It will also need to reaffirm its attachment to the values of tolerance, inclusion and solidarity, and fight the far right’s ideology of hate and division, which is spreading in political discourse and in the media. The empire of radical rightwing billionaire Vincent Bolloré, which includes TV, radio and press outlets such as CNews, Europe 1 and the Journal du Dimanche, urgently needs further regulation despite a recent decision of the French media regulator curtailing the Vivendi group. Revelations of the far-right billionaire Pierre-Edouard Stérin’s Pericles plan to hijack media outlets such as Marianne in support of Le Pen’s party show that the issue of unelected oligarchs eager to help the far right’s advance could not be more pressing.

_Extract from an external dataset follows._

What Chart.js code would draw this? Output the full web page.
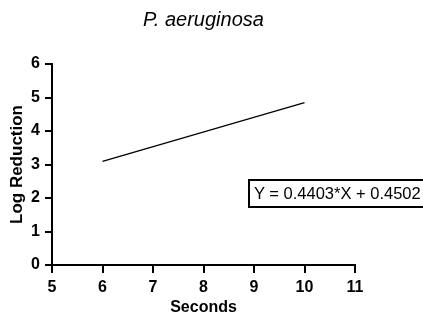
<!DOCTYPE html>
<html>
<head>
<meta charset="utf-8">
<script src="https://cdn.jsdelivr.net/npm/chart.js@4/dist/chart.umd.min.js"></script>
<style>
    body { margin: 0; background: #fff; overflow: hidden; }
    #wrap { position: relative; width: 423px; height: 316px; overflow: hidden; }
    #eq {
        position: absolute; left: 248px; top: 179px; width: 220px; height: 25px;
        border: 2px solid #000; box-sizing: content-box;
        font-family: Arial, 'Liberation Sans', sans-serif; font-size: 16.5px;
        line-height: 25px; padding-left: 4px; white-space: nowrap; color: #000;
    }
</style>
</head>
<body>
<div id="wrap">
    <canvas id="chart" width="423" height="316"></canvas>
    <div id="eq">Y = 0.4403*X + 0.4502</div>
</div>
<script>
const seconds = [6, 10];
const logReduction = [3.09, 4.85];
const xTicks = [5, 6, 7, 8, 9, 10, 11];
const yTicks = [0, 1, 2, 3, 4, 5, 6];

const fontFamily = "Arial, 'Liberation Sans', sans-serif";
Chart.defaults.font.family = fontFamily;
Chart.defaults.color = '#000';

const points = seconds.map((s, i) => ({ x: s, y: logReduction[i] }));
const tickFont = { family: fontFamily, size: 16, weight: 'bold' };

new Chart(document.getElementById('chart'), {
    type: 'line',
    data: {
        datasets: [{
            label: 'P. aeruginosa',
            data: points,
            borderColor: '#000',
            borderWidth: 1.3,
            pointRadius: 0,
            fill: false,
            tension: 0
        }]
    },
    options: {
        responsive: false,
        animation: false,
        layout: { padding: { left: 0, right: 68, top: 0, bottom: 0 } },
        plugins: {
            legend: { display: false },
            tooltip: { enabled: false },
            title: {
                display: true,
                fullSize: false,
                text: 'P. aeruginosa',
                color: '#000',
                font: { family: fontFamily, size: 20, style: 'italic', weight: 'normal', lineHeight: 1.2 },
                padding: { top: 8, bottom: 32 }
            }
        },
        scales: {
            x: {
                type: 'linear',
                min: 5,
                max: 11,
                afterFit: (scale) => { scale.height = 51; },
                afterBuildTicks: (scale) => { scale.ticks = xTicks.map(v => ({ value: v })); },
                ticks: {
                    color: '#000',
                    font: tickFont,
                    padding: 5,
                    maxRotation: 0
                },
                grid: { display: true, drawOnChartArea: false, drawTicks: true, tickLength: 8, color: '#000', lineWidth: 2 },
                border: { display: true, color: '#000', width: 2 },
                title: {
                    display: true,
                    text: 'Seconds',
                    color: '#000',
                    font: { family: fontFamily, size: 16, weight: 'bold', lineHeight: 1 },
                    padding: { top: 0, bottom: 0 }
                }
            },
            y: {
                min: 0,
                max: 6,
                afterFit: (scale) => { scale.width = 52; },
                afterBuildTicks: (scale) => { scale.ticks = yTicks.map(v => ({ value: v })); },
                ticks: {
                    color: '#000',
                    font: tickFont,
                    padding: 5
                },
                grid: { display: true, drawOnChartArea: false, drawTicks: true, tickLength: 7, color: '#000', lineWidth: 2 },
                border: { display: true, color: '#000', width: 2 },
                title: {
                    display: true,
                    text: 'Log Reduction',
                    color: '#000',
                    font: { family: fontFamily, size: 17, weight: 'bold', lineHeight: 1 },
                    padding: { top: 8.5, bottom: 0 }
                }
            }
        }
    }
});
</script>
</body>
</html>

Today, the expectations of French voters, civil society actors and unions are high. Under the current system, it is up to the president to summon the leaders of the NFP’s constituent parties, recognise their victory and invite them to form a government under Lucie Castets. The left will also need to put disagreements and egos aside and agree to keep working together under a united front.
Any other scenario would, without a doubt, pave the way for a far-right victory in the next presidential election in 2027. We have a small window of opportunity to bring about institutional and social change. Let’s seize it.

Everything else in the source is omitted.